As computing leaves the desktop and spills out onto the sidewalks, streets and public spaces of the city, information processing becomes embedded in and distributed throughout the material fabric of everyday urban space. Pervasive/ubiquitous computing evangelists herald a coming age of urban information systems capable of sensing and responding to the events and activities transpiring around them. Imbued with the capacity to remember, correlate and anticipate, this “sentient” city is envisioned as being capable of reflexively monitoring our behavior within it and becoming an active agent in the organization of our daily lives.
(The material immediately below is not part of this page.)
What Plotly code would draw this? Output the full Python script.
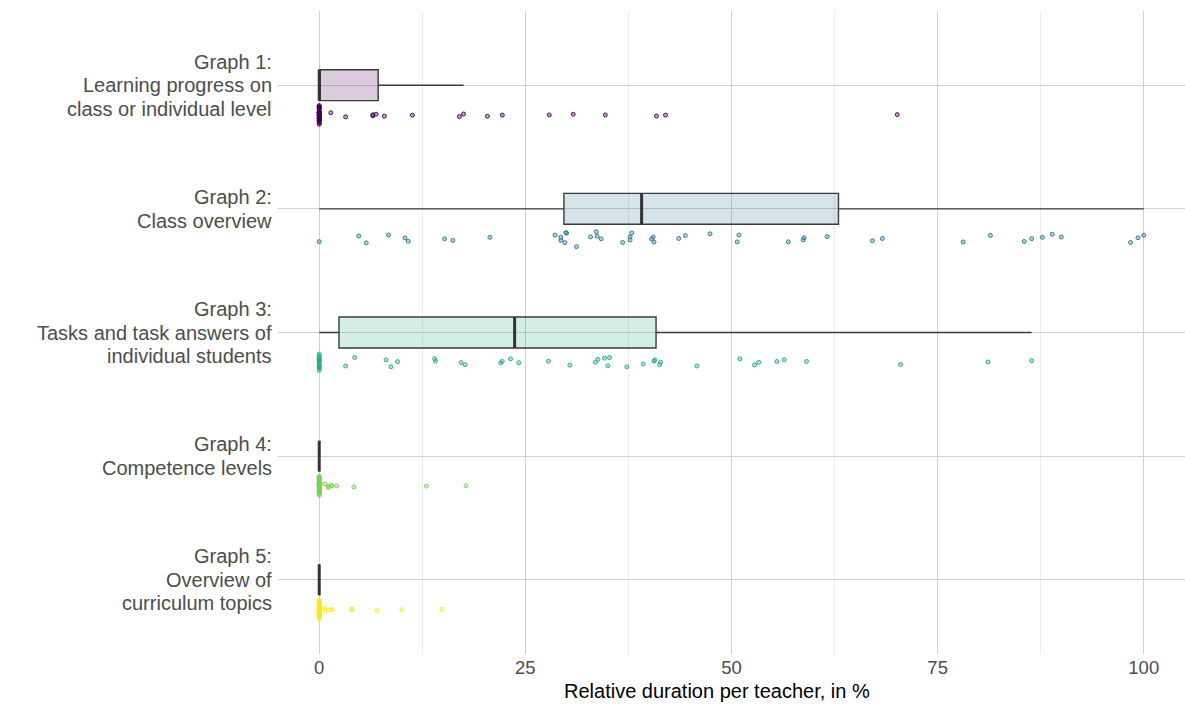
import numpy as np
import plotly.graph_objects as go

# Category labels (top to bottom); <br> marks a line break
graphs = [
    "Graph 1:<br>Learning progress on<br>class or individual level",
    "Graph 2:<br>Class overview",
    "Graph 3:<br>Tasks and task answers of<br>individual students",
    "Graph 4:<br>Competence levels",
    "Graph 5:<br>Overview of<br>curriculum topics",
]

# Relative duration per teacher (%), one value per teacher
graph1 = [0.0] * 31 + [1.4, 3.2, 6.5, 6.5, 6.9, 7.9, 11.3, 17.0, 17.5, 20.4,
                       22.2, 27.9, 30.8, 34.7, 40.9, 42.0, 70.1]
graph2 = [0.0, 4.8, 5.7, 8.4, 10.4, 10.8, 15.2, 16.2, 20.7, 28.6, 29.3, 29.3,
          29.8, 29.9, 30.0, 31.2, 32.9, 33.6, 33.7, 34.2, 36.8, 37.7, 37.7, 37.9,
          40.3, 40.5, 40.6, 43.6, 44.4, 47.4, 50.7, 50.9, 56.9, 58.7, 58.8, 61.6,
          67.1, 68.3, 78.1, 81.4, 85.5, 86.4, 87.7, 88.9, 90.0, 98.4, 99.3, 100.0]
graph3 = [0.0] * 12 + [3.2, 4.3, 8.1, 8.7, 9.5, 14.0, 14.1, 17.2, 17.7, 22.0,
                       22.2, 23.2, 24.2, 27.8, 30.4, 33.5, 33.8, 34.6, 35.0, 35.2,
                       37.3, 39.3, 40.6, 40.7, 41.3, 41.4, 45.8, 51.0, 52.8, 53.3,
                       55.5, 56.4, 59.1, 70.5, 81.1, 86.4]
graph4 = [0.0] * 39 + [0.65, 1.1, 1.1, 1.5, 1.5, 2.1, 4.2, 13.0, 17.8]
graph5 = [0.0] * 39 + [0.65, 0.7, 1.25, 1.6, 3.95, 3.95, 7.0, 10.0, 14.9]

series = [graph1, graph2, graph3, graph4, graph5]
colors = ["#440154", "#2A788E", "#22A884", "#7AD151", "#FDE725"]

x_ticks = [0, 25, 50, 75, 100]
x_title = "Relative duration per teacher, in %"

LABEL_SIZE = 20
LINE_GAP = 23.5   # px between label lines
BOX_WIDTH = 0.25  # in category units


def rgba(hex_color, alpha):
    h = hex_color.lstrip("#")
    r, g, b = int(h[0:2], 16), int(h[2:4], 16), int(h[4:6], 16)
    return f"rgba({r},{g},{b},{alpha})"


def tukey_stats(values):
    v = np.asarray(values, dtype=float)
    q1, med, q3 = np.percentile(v, [25, 50, 75])
    iqr = q3 - q1
    lo = v[v >= q1 - 1.5 * iqr].min()
    hi = v[v <= q3 + 1.5 * iqr].max()
    return q1, med, q3, lo, hi


fig = go.Figure()
shapes = []
for idx, (label, vals, col) in enumerate(zip(graphs, series, colors)):
    q1, med, q3, lo, hi = tukey_stats(vals)
    fig.add_trace(go.Box(
        x=[vals], y=[label],
        q1=[q1], median=[med], q3=[q3], lowerfence=[lo], upperfence=[hi],
        orientation="h",
        boxpoints="all", jitter=0.65, pointpos=1.95,
        width=BOX_WIDTH, whiskerwidth=0,
        fillcolor=rgba(col, 0.2),
        line=dict(color="#3a3a3a", width=1.4),
        marker=dict(size=4, color=rgba(col, 0.35),
                    line=dict(color=rgba(col, 0.9), width=1)),
        hoverinfo="x",
        showlegend=False,
    ))
    # heavier median stroke
    shapes.append(dict(
        type="line", xref="x", yref="y",
        x0=med, x1=med, y0=idx - BOX_WIDTH / 2, y1=idx + BOX_WIDTH / 2,
        line=dict(color="#333333", width=3),
    ))

# Category labels drawn line by line, right-aligned against the plot area
annotations = []
for label in graphs:
    lines = label.split("<br>")
    n = len(lines)
    for i, line in enumerate(lines):
        annotations.append(dict(
            text=line, xref="paper", x=0, yref="y", y=label,
            xanchor="right", yanchor="middle", xshift=-5,
            yshift=((n - 1) / 2 - i) * LINE_GAP,
            showarrow=False, borderpad=0,
            font=dict(size=LABEL_SIZE, color="#4d4d4d"),
        ))

# x-axis title
annotations.append(dict(
    text=x_title, xref="paper", x=0.484, yref="paper", y=0,
    xanchor="center", yanchor="middle", yshift=-37,
    showarrow=False, font=dict(size=20, color="#000000"),
))

fig.update_layout(
    width=1185, height=707,
    margin=dict(l=278, r=0, t=11, b=53),
    plot_bgcolor="white", paper_bgcolor="white",
    font=dict(family="Liberation Sans, Arial, sans-serif", color="#4d4d4d"),
    annotations=annotations,
    shapes=shapes,
)
fig.update_xaxes(
    range=[-5, 105], tickvals=x_ticks, ticktext=[str(t) for t in x_ticks],
    showgrid=True, gridcolor="#d0d0d0", gridwidth=1,
    minor=dict(dtick=12.5, tick0=0, showgrid=True, gridcolor="#ebebeb", gridwidth=1),
    zeroline=False, showline=False, ticks="",
    tickfont=dict(size=18.5, color="#4d4d4d"),
)
fig.update_yaxes(
    type="category", categoryorder="array", categoryarray=graphs,
    range=[4.6, -0.6],
    showgrid=True, gridcolor="#d0d0d0", gridwidth=1,
    zeroline=False, showline=False, ticks="", showticklabels=False,
)

fig.write_html("out.html")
The project aims to raise awareness of the implications for privacy, autonomy, trust and serendipity in this highly observant, ever-more efficient and over-coded city.
Mark Shepard is a media architect and researcher whose work addresses new social spaces and signifying structures of contemporary network cultures. His research investigates the implications of ubiquitous computing for architecture and urbanism.
Recent work includes the Tactical Sound Garden [TSG], an open source software platform for cultivating virtual sound gardens in urban public space. It has been presented at various arts venues internationally. In 2006 he co-organized Architecture and Situated Technologies, a 3-day symposium bringing together researchers and practitioners from art, architecture, technology and sociology to explore the emerging role of “situated” technologies in the design and inhabitation of the contemporary city. He is co-editor of the Situated Technologies Pamphlet Series, published by the Architectural League of New York.
Mark is an Assistant Professor at the University at Buffalo, State University of New York, where he holds a joint appointment in the departments of Architecture and Media Study.